The Dayton VA Medical Center is celebrating its 150th anniversary with a series of events throughout the year.
The first of those will be a history exhibit at the Northwest Branch of the Dayton Metro Library opening at 4 p.m. Thursday (Jan. 19). The event is free and open to the public.
To help recognize the VA’s anniversary, here are five things to know about its history.
1. The center began as part of a national effort to care for Civil War veterans. The idea for the National Home, now known as the Dayton VA Medical Center, sprang from the United States Sanitary Commission, a group who oversaw the care of wounded Civil War veterans. The commission lobbied Congress to form an agency that would oversee the care of veterans. President Abraham Lincoln signed the legislation on March 3, 1865.
2. Dayton had a friend in the legislature that helped land it Ohio’s home. Lewis B. Gunckel of Germantown, considered the “Father of the Dayton VA,” was instrumental in locating the Soldiers Home in Dayton. The 393 acres Gunckel, who served in the Ohio Senate for four years, proposed met all criteria, and the home was located three miles west of downtown Dayton.
3. Veterans created a grotto and landscaped gardens on the site. A crew of 75 veterans molded the topography of the gardens in the limestone quarry area and built the caverns within the grotto shortly after the home opened. Gardener Frank Mundt began growing vines in the rock crevices in 1868. He took care of growing and caring for native plant species in the grotto as well as cultivating exotic plants in greenhouses on the campus.

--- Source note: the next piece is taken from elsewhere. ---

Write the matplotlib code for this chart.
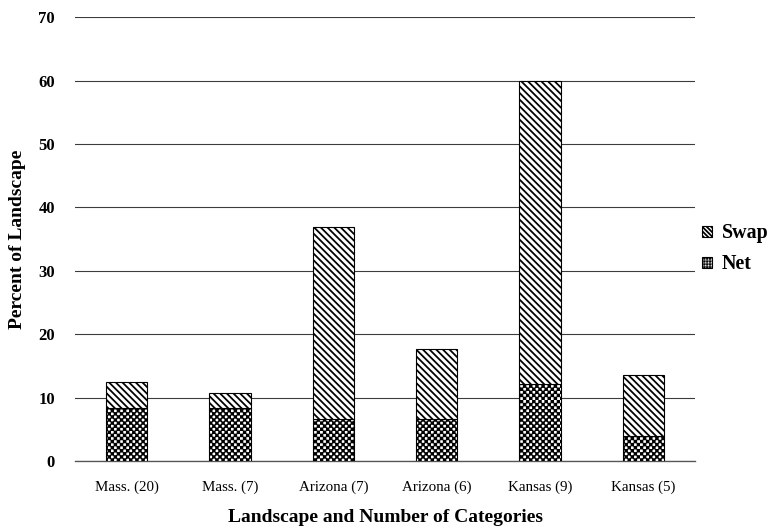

4. The first U.S. government-built permanent chapel stands at the center. Home Chapel was dedicated in October 1870. The Gothic-style church with a frescoed interior was built by the Civil War veterans living at the Soldiers Home who quarried the limestone from the property. The chapel still stands on the grounds of the Dayton VA Medical Center.
5. The center became a place to visit for people across Ohio. More than 660,000 visited the home at its peak in 1910. Railroads created special soldiers’ home picnic excursions. Visitors could catch a train from Cleveland and other cities and travel to Dayton for the day. They joined the soldiers in the gracefully appointed Memorial Hall for lectures and recitals.